지니불순도와 관련된 자세한 내용은 다음 글을 참고하도록 한다

https://m.blog.naver.com/PostView.naver?isHttpsRedirect=true&blogId=sungmk86&logNo=221204932461

 

Mean Decrease Gini

결론 : Random forest model에서의 feature의 중요도를 측정한 값이다. Mean Decrease Gini (MDG) ...

blog.naver.com

 

랜덤포레스트 관련 패키지 randomForest 에는 변수중요도를 확인할 수 있는 함수가 여러 개 있는데, 그 중에서 다음 두 개를 가장 많이 활용한다

library(randomForest)
randomForest::varImpPlot
randomForest::importance

varImpPlot은 시각화, importance는 실제 Mean Decrease Gini 값을 변수별로 요약해서 볼 수 있다

 

예제를 통해 확인해보자

데이터는 피마 원주민의 당뇨병 데이터(PimaIndiansDiabetes)를 선택했다 (메타데이터: 링크)

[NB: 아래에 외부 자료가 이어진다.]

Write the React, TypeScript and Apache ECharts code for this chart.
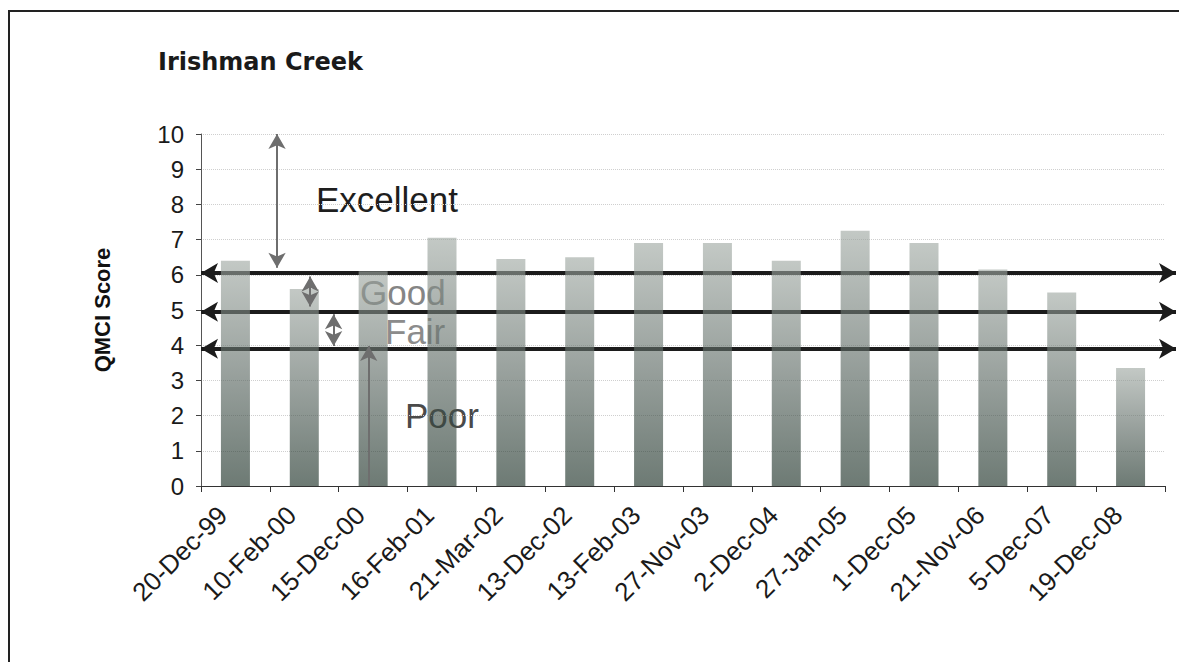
import React, { useEffect, useRef } from "react";
import * as echarts from "echarts";

// QMCI scores per sampling date
const sampleDates = [
  "20-Dec-99", "10-Feb-00", "15-Dec-00", "16-Feb-01", "21-Mar-02", "13-Dec-02", "13-Feb-03",
  "27-Nov-03", "2-Dec-04", "27-Jan-05", "1-Dec-05", "21-Nov-06", "5-Dec-07", "19-Dec-08",
];
const qmciScores = [6.4, 5.6, 6.1, 7.05, 6.45, 6.5, 6.9, 6.9, 6.4, 7.25, 6.9, 6.15, 5.5, 3.35];

// Water-quality class boundaries (horizontal arrows)
const classBoundaries = [6.05, 4.95, 3.9];

// Class range arrows: [x position (0-100 across plot), from score, to score, double-headed]
const classArrows: [number, number, number, boolean][] = [
  [7.8, 10, 6.2, true],
  [11.2, 5.95, 5.1, true],
  [13.6, 4.88, 3.98, true],
  [17.2, 0, 3.98, false],
];

const FONT = "'Liberation Sans', Arial, sans-serif";

export default function App() {
  const ref = useRef<HTMLDivElement>(null);

  useEffect(() => {
    if (!ref.current) return;
    const chart = echarts.init(ref.current, undefined, { renderer: "svg" });

    const gridTop = 134;
    const gridBottom = 176;

    chart.setOption({
      animation: false,
      backgroundColor: "#ffffff",
      title: {
        text: "Irishman Creek",
        left: 153,
        top: 45,
        textStyle: {
          fontFamily: "'DejaVu Sans', sans-serif",
          fontWeight: "bold",
          fontSize: 24,
          color: "#1a1a1a",
        },
      },
      grid: [
        { left: 201, right: 14, top: gridTop, bottom: gridBottom },
        { left: 201, right: 3, top: gridTop, bottom: gridBottom },
      ],
      xAxis: [
        {
          type: "category",
          gridIndex: 0,
          data: sampleDates,
          boundaryGap: true,
          axisLine: { lineStyle: { color: "#333", width: 1 } },
          axisTick: { show: true, length: 6, alignWithLabel: false, lineStyle: { color: "#333" } },
          axisLabel: {
            interval: 0,
            rotate: 45,
            margin: 12,
            padding: [0, 18, 22, 0],
            fontSize: 26,
            fontFamily: FONT,
            color: "#1a1a1a",
          },
          splitLine: { show: false },
        },
        {
          type: "value",
          gridIndex: 1,
          min: 0,
          max: 100,
          show: false,
        },
      ],
      yAxis: [
        {
          type: "value",
          gridIndex: 0,
          min: 0,
          max: 10,
          interval: 1,
          name: "QMCI Score",
          nameLocation: "middle",
          nameGap: 88,
          nameTextStyle: {
            fontFamily: FONT,
            fontWeight: "bold",
            fontSize: 22,
            color: "#111",
          },
          axisLine: { show: true, lineStyle: { color: "#555", width: 1 } },
          axisTick: { show: true, length: 5, lineStyle: { color: "#444" } },
          axisLabel: { fontSize: 24, fontFamily: FONT, color: "#1a1a1a", margin: 17 },
          splitLine: { show: true, lineStyle: { color: "#cfcfcf", type: "dotted", width: 1 } },
        },
        {
          type: "value",
          gridIndex: 1,
          min: 0,
          max: 10,
          show: false,
        },
      ],
      graphic: [
        {
          type: "line",
          shape: { x1: 9, y1: 11, x2: 9, y2: 700 },
          style: { stroke: "#222", lineWidth: 2 },
          silent: true,
        },
        {
          type: "line",
          shape: { x1: 8, y1: 11, x2: 1200, y2: 11 },
          style: { stroke: "#222", lineWidth: 2 },
          silent: true,
        },
        {
          type: "text",
          x: 316,
          y: 199,
          style: { text: "Excellent", font: `35px ${FONT}`, fill: "#1e1e1e", textVerticalAlign: "middle" },
          silent: true,
        },
        {
          type: "text",
          x: 360,
          y: 292,
          style: { text: "Good", font: `35px ${FONT}`, fill: "#858585", textVerticalAlign: "middle" },
          silent: true,
        },
        {
          type: "text",
          x: 385,
          y: 331,
          style: { text: "Fair", font: `35px ${FONT}`, fill: "#8c8c8c", textVerticalAlign: "middle" },
          silent: true,
        },
        {
          type: "text",
          x: 405,
          y: 415,
          style: { text: "Poor", font: `35px ${FONT}`, fill: "#4a4a4a", textVerticalAlign: "middle" },
          silent: true,
        },
      ],
      series: [
        {
          name: "Class boundaries",
          type: "line",
          xAxisIndex: 1,
          yAxisIndex: 1,
          data: [],
          z: 1,
          silent: true,
          markLine: {
            z: 1,
            silent: true,
            symbol: ["arrow", "arrow"],
            symbolSize: [15, 17],
            label: { show: false },
            lineStyle: { color: "#1c1c1c", width: 4, type: "solid" },
            data: classBoundaries.map((v) => [{ coord: [0, v] }, { coord: [100, v] }]),
          },
        },
        {
          name: "QMCI",
          type: "bar",
          xAxisIndex: 0,
          yAxisIndex: 0,
          data: qmciScores,
          barWidth: 29,
          z: 3,
          silent: true,
          itemStyle: {
            opacity: 0.62,
            color: new echarts.graphic.LinearGradient(0, 0, 0, 1, [
              { offset: 0, color: "#9ea7a1" },
              { offset: 0.5, color: "#5a6761" },
              { offset: 1, color: "#14291f" },
            ]),
          },
        },
        {
          name: "Class ranges",
          type: "line",
          xAxisIndex: 1,
          yAxisIndex: 1,
          data: [],
          z: 6,
          silent: true,
          markLine: {
            z: 6,
            silent: true,
            symbolSize: [13, 15],
            label: { show: false },
            lineStyle: { color: "#6e6e6e", width: 2, type: "solid" },
            data: classArrows.map(([x, from, to, both]) => [
              { coord: [x, from], symbol: both ? "arrow" : "none" },
              { coord: [x, to], symbol: "arrow" },
            ]),
          },
        },
      ],
    });

    return () => chart.dispose();
  }, []);

  return (
    <div
      ref={ref}
      style={{ position: "fixed", left: 0, top: 0, width: 1179, height: 662 }}
    />
  );
}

>> 분류타겟 속성명: diabetes, factor형 ('neg', 'pos')

(피마: 미국 애리조나 남부 지명)

library(mlbench)
data(PimaIndiansDiabetes)

# hold out
set.seed(210618)
library(caret)
idx <- caret::createDataPartition(PimaIndiansDiabetes$diabetes, p = 0.7)
df_train <- PimaIndiansDiabetes[idx$Resample1, ]
df_test <- PimaIndiansDiabetes[-idx$Resample1, ]

library(randomForest)
model_rf <- randomForest(diabetes ~ ., df_train)

 

randomForest::importance(model_rf)
> 
         MeanDecreaseGini
pregnant         20.66890
glucose          62.19365
pressure         22.63882
triceps          16.75059
insulin          17.84821
mass             41.02808
pedigree         33.18713
age              28.19659

randomForest 패키지의 importrance 함수를 통해 변수의 평균 지니불순도 감소량을 알 수 있다

분류 시 가장 큰 중요도를 가진 변수는 glucose(포도당)임을 알 수 있다

(정확한 속성 내용은 "2. Plasma glucose concentration a 2 hours in an oral glucose tolerance test"... 경구 포도당 부하 검사 결과라고 하는데 자세히는 잘 모르겠다 ㅋㅋ 의사가 아니니...)

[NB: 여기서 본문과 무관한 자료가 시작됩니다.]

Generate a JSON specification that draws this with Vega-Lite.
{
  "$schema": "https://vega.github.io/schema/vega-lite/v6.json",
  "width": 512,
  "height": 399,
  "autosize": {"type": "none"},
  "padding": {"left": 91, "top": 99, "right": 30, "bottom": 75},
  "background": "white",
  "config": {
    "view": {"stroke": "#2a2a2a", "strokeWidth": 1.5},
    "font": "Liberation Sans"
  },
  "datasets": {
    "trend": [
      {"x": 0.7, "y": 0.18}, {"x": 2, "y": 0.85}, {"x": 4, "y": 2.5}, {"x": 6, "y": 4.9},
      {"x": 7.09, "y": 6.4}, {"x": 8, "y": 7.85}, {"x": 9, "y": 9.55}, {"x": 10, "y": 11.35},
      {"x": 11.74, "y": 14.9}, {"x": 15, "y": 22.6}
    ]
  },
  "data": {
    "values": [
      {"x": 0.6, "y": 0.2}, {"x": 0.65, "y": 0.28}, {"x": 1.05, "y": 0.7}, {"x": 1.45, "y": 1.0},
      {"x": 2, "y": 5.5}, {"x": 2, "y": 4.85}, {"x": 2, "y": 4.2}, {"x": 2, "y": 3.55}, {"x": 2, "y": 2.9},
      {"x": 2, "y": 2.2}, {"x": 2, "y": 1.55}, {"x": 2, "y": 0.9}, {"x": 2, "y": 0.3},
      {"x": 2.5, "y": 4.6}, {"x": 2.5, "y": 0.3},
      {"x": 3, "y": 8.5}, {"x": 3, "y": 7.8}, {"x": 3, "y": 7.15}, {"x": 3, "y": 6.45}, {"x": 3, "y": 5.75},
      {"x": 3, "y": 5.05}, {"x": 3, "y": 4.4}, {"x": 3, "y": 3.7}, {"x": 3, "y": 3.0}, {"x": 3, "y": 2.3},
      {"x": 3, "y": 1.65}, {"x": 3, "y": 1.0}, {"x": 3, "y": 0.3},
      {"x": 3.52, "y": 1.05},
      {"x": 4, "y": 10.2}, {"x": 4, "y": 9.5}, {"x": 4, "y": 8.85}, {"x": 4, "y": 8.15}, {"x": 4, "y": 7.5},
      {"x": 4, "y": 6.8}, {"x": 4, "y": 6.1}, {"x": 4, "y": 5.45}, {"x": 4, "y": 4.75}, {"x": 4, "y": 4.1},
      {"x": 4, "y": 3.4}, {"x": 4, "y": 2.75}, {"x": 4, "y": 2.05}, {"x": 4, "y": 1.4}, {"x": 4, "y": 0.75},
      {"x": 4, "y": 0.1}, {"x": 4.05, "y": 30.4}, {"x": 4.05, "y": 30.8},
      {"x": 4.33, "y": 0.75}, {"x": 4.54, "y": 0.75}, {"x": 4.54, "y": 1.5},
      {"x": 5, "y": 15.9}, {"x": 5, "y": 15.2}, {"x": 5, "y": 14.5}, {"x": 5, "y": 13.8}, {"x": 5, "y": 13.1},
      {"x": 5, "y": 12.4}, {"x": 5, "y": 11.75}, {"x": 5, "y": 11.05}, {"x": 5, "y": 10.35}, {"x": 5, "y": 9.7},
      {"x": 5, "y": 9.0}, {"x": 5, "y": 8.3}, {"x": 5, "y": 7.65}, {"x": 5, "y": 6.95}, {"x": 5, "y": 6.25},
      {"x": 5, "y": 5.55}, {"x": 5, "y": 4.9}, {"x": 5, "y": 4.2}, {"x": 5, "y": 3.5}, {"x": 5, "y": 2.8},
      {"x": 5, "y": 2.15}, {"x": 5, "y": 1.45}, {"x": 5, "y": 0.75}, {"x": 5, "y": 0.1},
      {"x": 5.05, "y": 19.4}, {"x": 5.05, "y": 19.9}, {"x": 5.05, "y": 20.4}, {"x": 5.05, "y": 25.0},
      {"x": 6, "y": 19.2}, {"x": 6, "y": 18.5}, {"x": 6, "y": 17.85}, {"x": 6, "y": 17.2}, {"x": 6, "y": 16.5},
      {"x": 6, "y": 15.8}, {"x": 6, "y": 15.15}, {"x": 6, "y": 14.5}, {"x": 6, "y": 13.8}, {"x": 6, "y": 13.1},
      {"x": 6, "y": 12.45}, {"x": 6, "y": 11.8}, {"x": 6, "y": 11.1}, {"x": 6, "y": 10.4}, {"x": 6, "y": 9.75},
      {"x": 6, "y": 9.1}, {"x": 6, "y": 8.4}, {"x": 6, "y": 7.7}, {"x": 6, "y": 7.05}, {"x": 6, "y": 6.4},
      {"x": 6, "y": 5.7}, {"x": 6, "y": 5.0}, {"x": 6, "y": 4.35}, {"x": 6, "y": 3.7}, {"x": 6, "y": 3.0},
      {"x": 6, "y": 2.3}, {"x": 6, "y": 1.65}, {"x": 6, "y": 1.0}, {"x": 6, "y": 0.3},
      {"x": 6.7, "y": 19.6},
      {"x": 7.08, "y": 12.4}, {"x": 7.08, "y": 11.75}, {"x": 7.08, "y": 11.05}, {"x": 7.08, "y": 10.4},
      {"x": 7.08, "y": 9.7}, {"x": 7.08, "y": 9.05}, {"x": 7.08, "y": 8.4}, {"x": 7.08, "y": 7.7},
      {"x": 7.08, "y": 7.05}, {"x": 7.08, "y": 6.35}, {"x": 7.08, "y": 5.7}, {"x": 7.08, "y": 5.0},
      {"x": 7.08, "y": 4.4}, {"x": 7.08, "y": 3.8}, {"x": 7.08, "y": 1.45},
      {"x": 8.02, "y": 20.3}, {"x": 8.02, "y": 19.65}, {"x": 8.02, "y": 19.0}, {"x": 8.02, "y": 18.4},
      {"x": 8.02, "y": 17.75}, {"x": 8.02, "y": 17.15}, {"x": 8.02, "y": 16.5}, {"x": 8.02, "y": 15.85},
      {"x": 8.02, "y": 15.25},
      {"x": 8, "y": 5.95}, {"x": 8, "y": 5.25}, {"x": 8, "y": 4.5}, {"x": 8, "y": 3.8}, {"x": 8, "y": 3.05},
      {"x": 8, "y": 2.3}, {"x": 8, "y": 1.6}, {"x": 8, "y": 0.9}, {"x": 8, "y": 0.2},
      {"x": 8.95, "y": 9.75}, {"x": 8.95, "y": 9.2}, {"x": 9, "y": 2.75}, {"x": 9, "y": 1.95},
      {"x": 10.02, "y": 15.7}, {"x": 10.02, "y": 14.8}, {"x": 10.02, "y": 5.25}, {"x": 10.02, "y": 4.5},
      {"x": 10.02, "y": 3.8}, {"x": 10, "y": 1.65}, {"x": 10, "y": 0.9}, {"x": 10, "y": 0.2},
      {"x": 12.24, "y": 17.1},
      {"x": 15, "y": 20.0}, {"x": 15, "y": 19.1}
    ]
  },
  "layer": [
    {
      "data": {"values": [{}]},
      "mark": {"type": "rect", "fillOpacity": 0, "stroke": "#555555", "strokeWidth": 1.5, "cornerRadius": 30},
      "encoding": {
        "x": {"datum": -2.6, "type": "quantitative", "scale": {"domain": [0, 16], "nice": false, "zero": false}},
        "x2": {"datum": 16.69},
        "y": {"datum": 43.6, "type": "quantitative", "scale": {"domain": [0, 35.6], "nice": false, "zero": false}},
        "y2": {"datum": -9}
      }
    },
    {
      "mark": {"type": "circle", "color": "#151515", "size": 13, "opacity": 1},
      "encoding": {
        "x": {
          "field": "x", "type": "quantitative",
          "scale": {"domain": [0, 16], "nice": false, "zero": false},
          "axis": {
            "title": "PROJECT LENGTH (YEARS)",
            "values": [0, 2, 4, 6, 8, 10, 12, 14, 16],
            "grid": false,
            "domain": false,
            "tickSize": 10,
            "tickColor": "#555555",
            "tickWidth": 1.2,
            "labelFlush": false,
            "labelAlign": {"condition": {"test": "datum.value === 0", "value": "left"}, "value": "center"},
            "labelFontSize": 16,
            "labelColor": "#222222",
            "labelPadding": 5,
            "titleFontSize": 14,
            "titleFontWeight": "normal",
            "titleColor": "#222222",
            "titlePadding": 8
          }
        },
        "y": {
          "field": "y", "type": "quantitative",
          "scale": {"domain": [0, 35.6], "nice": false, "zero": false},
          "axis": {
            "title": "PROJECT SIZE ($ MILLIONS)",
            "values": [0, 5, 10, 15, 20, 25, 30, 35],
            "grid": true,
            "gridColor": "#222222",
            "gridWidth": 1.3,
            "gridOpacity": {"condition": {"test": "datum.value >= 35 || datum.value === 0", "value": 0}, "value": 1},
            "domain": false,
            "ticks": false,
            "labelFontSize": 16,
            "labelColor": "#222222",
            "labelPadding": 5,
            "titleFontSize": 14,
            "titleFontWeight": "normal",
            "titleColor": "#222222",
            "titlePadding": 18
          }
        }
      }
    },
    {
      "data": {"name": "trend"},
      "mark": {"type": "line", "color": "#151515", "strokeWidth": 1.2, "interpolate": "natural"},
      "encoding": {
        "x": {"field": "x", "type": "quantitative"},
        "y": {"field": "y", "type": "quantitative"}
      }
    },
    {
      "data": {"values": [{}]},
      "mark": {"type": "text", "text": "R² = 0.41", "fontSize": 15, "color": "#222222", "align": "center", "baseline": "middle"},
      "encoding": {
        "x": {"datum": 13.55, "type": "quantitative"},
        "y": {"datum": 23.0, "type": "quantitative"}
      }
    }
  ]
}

randomForest::varImpPlot(model_rf)

varImpPlot을 통해 변수별 지니불순도 감소량을 시각화해서 한 눈에 알아볼 수 있다


caret 패키지에도 동일한 기능을 수행하는 함수가 있다 (varImp)

랜덤포레스트 패키지보다 더 광범위하게 사용할 수 있는게 특징이다

 

help(?)로 함수 명령어 설명을 보면 다음과 같다

Calculation of variable importance for regression and classification models

Description

A generic method for calculating variable importance for objects produced by train and method specific methods

Usage

varImp(object, ...)

## S3 method for class 'bagEarth'
varImp(object, ...)

## S3 method for class 'bagFDA'
varImp(object, ...)

## S3 method for class 'C5.0'
varImp(object, ...)

## S3 method for class 'cubist'
varImp(object, weights = c(0.5, 0.5), ...)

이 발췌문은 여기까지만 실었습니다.